После обсуждения доклада М. Шрубы коллоквиум был закрыт. В течение всех трех дней коллоквиума велись многочисленные дискуссии, в которых активное участие принимали не только сами докладчики, но и слушатели конференции — Маартен Фраанье, Отто Буле, Сандер Броуэр. Помимо регламентированных “официальными” заседаниями обсуждений, прошел и целый ряд не менее важных вечерних: на них филологи спорили с историками о границах и предметах своих дисциплин и об их будущем в немецкой науке. По глубокому убеждению автора этих строк, впервые приглашенной в Лейден, коллоквиум стал для его участников интересной и насыщенной самыми плодотворными импульсами встречей.
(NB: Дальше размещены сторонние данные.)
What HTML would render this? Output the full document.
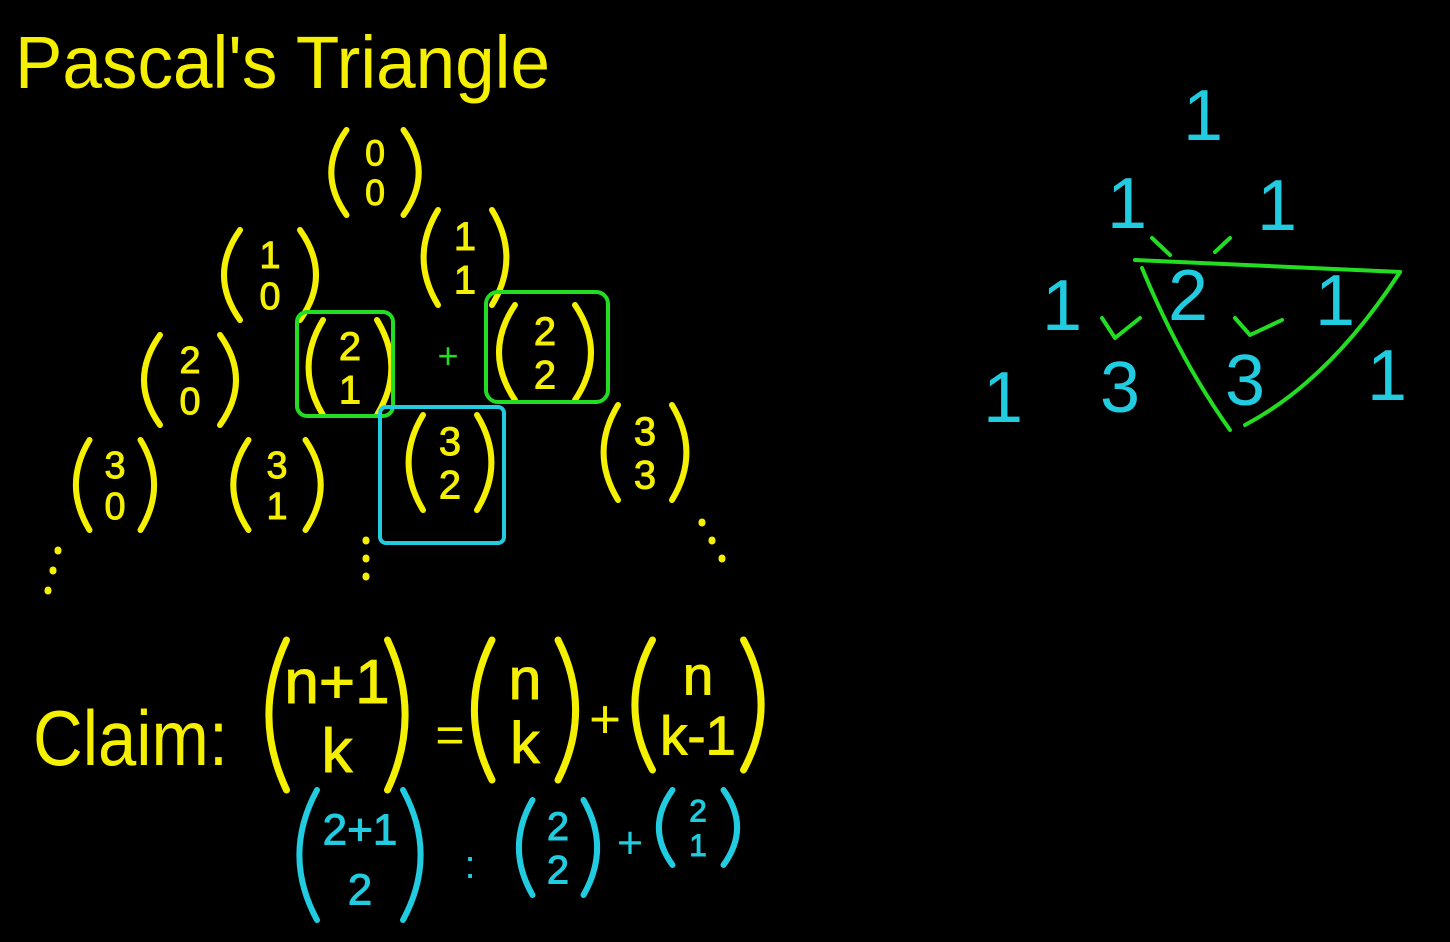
<!DOCTYPE html>
<html><head><meta charset="utf-8"><style>
html,body{margin:0;padding:0;background:#000;width:1450px;height:942px;overflow:hidden}
svg{display:block}
text{font-family:"Liberation Sans",sans-serif}
</style></head><body>
<svg id="board" width="1450" height="942" viewBox="0 0 1450 942">
<rect width="1450" height="942" fill="#000"/>
<text x="15" y="88" font-size="74" fill="#f4f000" textLength="535" lengthAdjust="spacingAndGlyphs">Pascal's Triangle</text>
<g id="binoms"></g>
<g id="marks" fill="none" stroke-linecap="round" stroke-linejoin="round">
 <rect x="297" y="312" width="96" height="104" rx="10" stroke="#22dd22" stroke-width="4"/>
 <rect x="486" y="292" width="122" height="110" rx="12" stroke="#22dd22" stroke-width="4"/>
 <rect x="380" y="407" width="124" height="136" rx="6" stroke="#22cce0" stroke-width="4"/>
 <path d="M1135 260 L1400 272" stroke="#22dd22" stroke-width="4"/>
 <path d="M1142 268 Q1180 360 1230 430" stroke="#22dd22" stroke-width="4"/>
 <path d="M1400 272 Q1330 380 1245 425" stroke="#22dd22" stroke-width="4"/>
 <path d="M1102 318 L1115 338 L1140 318" stroke="#22dd22" stroke-width="4"/>
 <path d="M1235 318 L1250 335 L1282 320" stroke="#22dd22" stroke-width="4"/>
 <path d="M1152 238 L1170 255 M1215 252 L1230 238" stroke="#22dd22" stroke-width="4"/>
 <g stroke="#f4f000" stroke-width="7">
  <path d="M48 590 L48 591 M53 570 L53 571 M58 550 L58 551"/>
  <path d="M366 540 L366 541 M366 558 L366 559 M366 576 L366 577"/>
  <path d="M702 522 L702 523 M712 540 L712 541 M722 558 L722 559"/>
 </g>
</g>
<text x="448" y="368" font-size="36" fill="#22dd22" text-anchor="middle">+</text>
<text x="33" y="765" font-size="78" fill="#f4f000" textLength="195" lengthAdjust="spacingAndGlyphs">Claim:</text>
<text x="450" y="752" font-size="50" fill="#f4f000" text-anchor="middle">=</text>
<text x="605" y="738" font-size="55" fill="#f4f000" text-anchor="middle">+</text>
<text x="470" y="878" font-size="40" fill="#22cce0" text-anchor="middle">:</text>
<text x="630" y="858" font-size="45" fill="#22cce0" text-anchor="middle">+</text>
<g id="right" fill="#22cce0" font-size="72" text-anchor="middle"></g>
</svg>
<script>
const NS='http://www.w3.org/2000/svg';
const binTop=['0','1','1','2','2','2','3','3','3','3','n+1','n','n','2+1','2','2'];
const binBot=['0','0','1','0','1','2','0','1','2','3','k','k','k-1','2','2','1'];
const geo=[[375,130,215],[270,230,320],[465,210,305],[190,335,425],[350,320,415],[545,305,400],[115,440,530],[277,440,530],[450,415,510],[645,405,500],[337,640,790],[525,640,780],[698,640,770],[360,790,920],[558,800,895],[698,790,865]];
const widths=[95,100,90,100,90,100,85,95,90,90,145,110,135,130,85,85];
const g=document.getElementById('binoms');
geo.forEach((p,i)=>{
  const [cx,y1,y2]=p, w=widths[i], h=y2-y1, col=i>=13?'#22cce0':'#f4f000';
  const grp=document.createElementNS(NS,'g');
  
  
  const l=cx-w/2, r=cx+w/2, bow=Math.min(22,w*0.2);
  const path=document.createElementNS(NS,'path');
  path.setAttribute('d',`M${l+bow} ${y1} Q${l-bow*0.6} ${(y1+y2)/2} ${l+bow} ${y2} M${r-bow} ${y1} Q${r+bow*0.6} ${(y1+y2)/2} ${r-bow} ${y2}`);
  path.setAttribute('fill','none');path.setAttribute('stroke',col);path.setAttribute('stroke-width',i>=10&&i<13?7:6);path.setAttribute('stroke-linecap','round');
  grp.appendChild(path);
  const fs=Math.min(h*0.42,i>=10&&i<13?62:44);
  [[binTop[i],y1+h*0.42],[binBot[i],y1+h*0.88]].forEach(([t,y])=>{
    const tx=document.createElementNS(NS,'text');
    tx.setAttribute('x',cx);tx.setAttribute('y',y);tx.setAttribute('text-anchor','middle');
    tx.setAttribute('font-size',fs);tx.setAttribute('fill',col);tx.setAttribute('stroke',col);tx.setAttribute('stroke-width','1');tx.textContent=t;
    grp.appendChild(tx);
  });
  g.appendChild(grp);
});
const rv=['1','1','1','1','2','1','1','3','3','1'];
const rp=[[1203,140],[1127,228],[1277,230],[1062,330],[1188,320],[1335,325],[1003,422],[1120,412],[1245,405],[1387,400]];
const R=document.getElementById('right');
rv.forEach((v,i)=>{
  const t=document.createElementNS(NS,'text');
  
  
  t.setAttribute('x',rp[i][0]);t.setAttribute('y',rp[i][1]);t.textContent=v;
  R.appendChild(t);
});
</script>
</body></html>
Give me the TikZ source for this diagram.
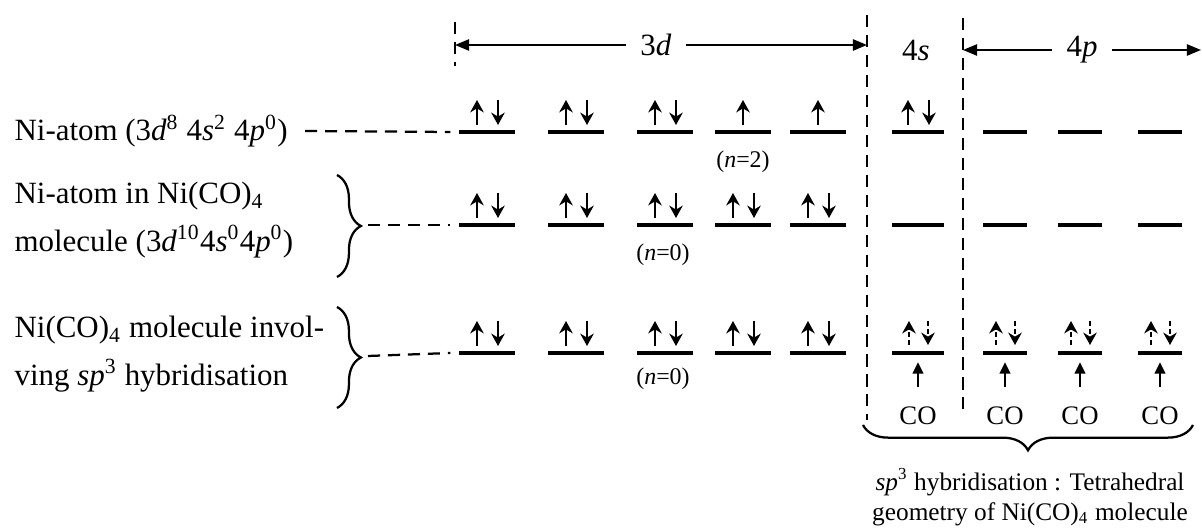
\documentclass[tikz,border=0pt]{standalone}
\usepackage{fontspec}
\setmainfont{Liberation Serif}
\usetikzlibrary{arrows.meta, positioning, decorations.pathreplacing}
\newcommand{\orbl}[2]{\textit{#1}\textsuperscript{#2}}

\begin{document}
\begin{tikzpicture}[
  x=0.0125cm, y=-0.0125cm,
  orb/.style={fill=black, inner sep=0pt, minimum width=0.69cm, minimum height=1.4pt},
  orbs/.style={orb, minimum width=0.66cm},
  orbp/.style={orb, minimum width=0.56cm},
  spin/.style={-{Stealth[length=4.4pt, width=4.8pt]}, line width=1.05pt},
  hybspin/.style={spin, dash pattern=on 1.8pt off 1.1pt},
  lead/.style={line width=0.8pt, dash pattern=on 4.3pt off 2.8pt},
  sep/.style={line width=0.7pt, dash pattern=on 4.3pt off 2.8pt},
  dim/.style={-{Triangle[length=5pt, width=4pt]}, line width=0.6pt},
  coarr/.style={-{Triangle[length=4pt, width=3.8pt]}, line width=0.7pt,
                shorten <=3.5pt, shorten >=2.4pt},
  lbrace/.style={decorate, decoration={brace, amplitude=8.5pt}, line width=0.8pt},
  bbrace/.style={decorate, decoration={brace, mirror, amplitude=9pt}, line width=0.8pt},
  lbl/.style={anchor=west, align=left, inner sep=0pt, font=\fontsize{11}{16.8}\selectfont},
  hdr/.style={inner xsep=5pt, font=\fontsize{11}{13}\selectfont},
  note/.style={inner sep=0pt, font=\fontsize{8.5}{10}\selectfont},
  co/.style={font=\fontsize{9.5}{11}\selectfont}
]
\useasboundingbox (0,0) rectangle (1202,528);

% separators and headers
\coordinate (s1) at (455,22);  \coordinate (s1b) at (455,66);
\coordinate (s2) at (867,15);  \coordinate (s2b) at (867,420);
\coordinate (s3) at (963,18);  \coordinate (s3b) at (963,410);
\coordinate (rt) at (1201,50);
\draw[sep] (s1) -- (s1b);
\draw[sep] (s2) -- (s2b);
\draw[sep] (s3) -- (s3b);

\node[hdr] (t3d) at (656,45) {3\textit{d}};
\node[hdr] (t4s) at (916,50) {4\textit{s}};
\node[hdr] (t4p) at (1082,50) {4\textit{p}};
\draw[dim] (t3d) -- (t3d -| s1);
\draw[dim] (t3d) -- (t3d -| s2);
\draw[dim] (t4p) -- (t4p -| s3);
\draw[dim] (t4p) -- (t4p -| rt);

% row labels
\node[lbl] (lab1) at (14,131) {Ni-atom (3\orbl{d}{8} 4\orbl{s}{2} 4\orbl{p}{0})};
\node[lbl] (lab2) at (14,220) {Ni-atom in Ni(CO)\textsubscript{4}\\
  molecule (3\orbl{d}{10}4\orbl{s}{0}4\orbl{p}{0})};
\node[lbl] (lab3) at (14,354) {Ni(CO)\textsubscript{4} molecule invol-\\
  ving \orbl{sp}{3} hybridisation};

% orbitals
\foreach \x [count=\i] in {487,576,665,743,818} {
  \node[orb] (a\i) at (\x,132) {};
  \node[orb] (b\i) at (\x,225) {};
  \node[orb] (c\i) at (\x,353) {};
}
\node[orbs] (a6) at (918,132) {};
\node[orbs] (b6) at (918,225) {};
\node[orbs] (c6) at (918,353) {};
\foreach \x [count=\i from 7] in {1005,1080,1160} {
  \node[orbp] (a\i) at (\x,132) {};
  \node[orbp] (b\i) at (\x,225) {};
  \node[orbp] (c\i) at (\x,353) {};
}

% leaders
\coordinate (tip2) at (368,225);
\coordinate (tip3) at (368,356);
\draw[lead] ([xshift=6pt]lab1.east) -- ([xshift=-3pt]a1.west);
\draw[lbrace] (337,175) -- (337,277);
\draw[lead] (tip2) -- ([xshift=-3pt]b1.west);
\draw[lbrace] (337,307) -- (337,408);
\draw[lead] (tip3) -- ([xshift=-3pt]c1.west);

% electrons
\foreach \n in {a1,a2,a3,a6,b1,b2,b3,b4,b5,c1,c2,c3,c4,c5} {
  \draw[spin] ([shift={(-10,-7)}]\n.center) -- +(0,-25);
  \draw[spin] ([shift={(11,-32)}]\n.center) -- +(0,25);
}
\foreach \n in {a4,a5}
  \draw[spin] ([shift={(0,-7)}]\n.center) -- +(0,-25);
\foreach \n in {c6,c7,c8,c9} {
  \draw[hybspin] ([shift={(-9,-8)}]\n.center) -- +(0,-24);
  \draw[hybspin] ([shift={(10,-32)}]\n.center) -- +(0,24);
}

\node[note] (n1) at (743,162) {(\textit{n}=2)};
\node[note] (n2) at (663,255) {(\textit{n}=0)};
\node[note] (n3) at (663,379) {(\textit{n}=0)};

% ligands
\foreach \i in {6,7,8,9} {
  \node[co] (co\i) at (c\i |- 0,416) {CO};
  \draw[coarr] (co\i) -- (c\i);
}
\draw[bbrace] (863,425) -- (1193,425);
\node[align=center, font=\fontsize{9}{10.7}\selectfont] (geo) at (1030,497)
  {\orbl{sp}{3} hybridisation : Tetrahedral\\ geometry of Ni(CO)\textsubscript{4} molecule};
\end{tikzpicture}
\end{document}
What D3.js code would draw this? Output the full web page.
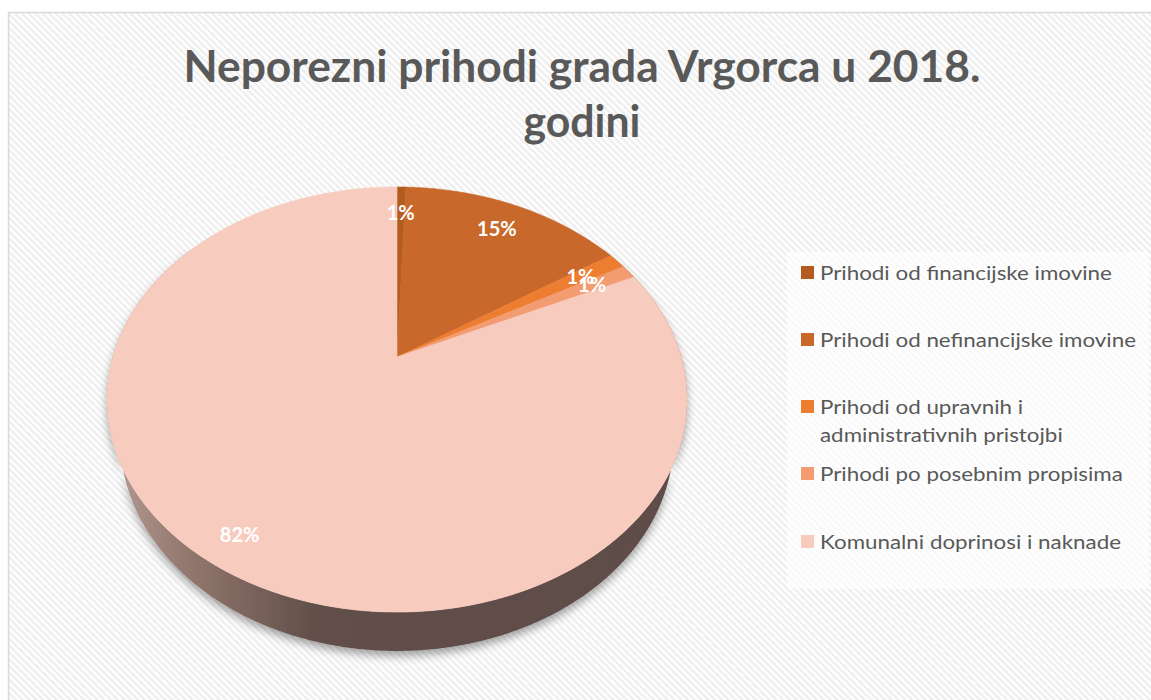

Конечно, сложно сказать, какое будущее ожидает историческое направление немецкой славистики, тем более — историю русского XVIII века. Может быть, мы еще станем свидетелями окончательной депрофессионализации историков русской литературы (по крайней мере в Германии), когда уже будет не просто неприличным просить гонорары за свои труды, но и по доброй восемнадцативековой традиции авторы сами будут платить за печатание сочинений, написанных “от должностей в часы свободны”. Можно ли думать, что единственной формой существования такой науки станет салон или фэн-клуб? В таком случае лейденский коллоквиум профессора Кляйна по праву можно будет считать прообразом позднего историко-филологического салона alias кафельного клуба. Нам же еще предстоит оправдать почетное звание его членов.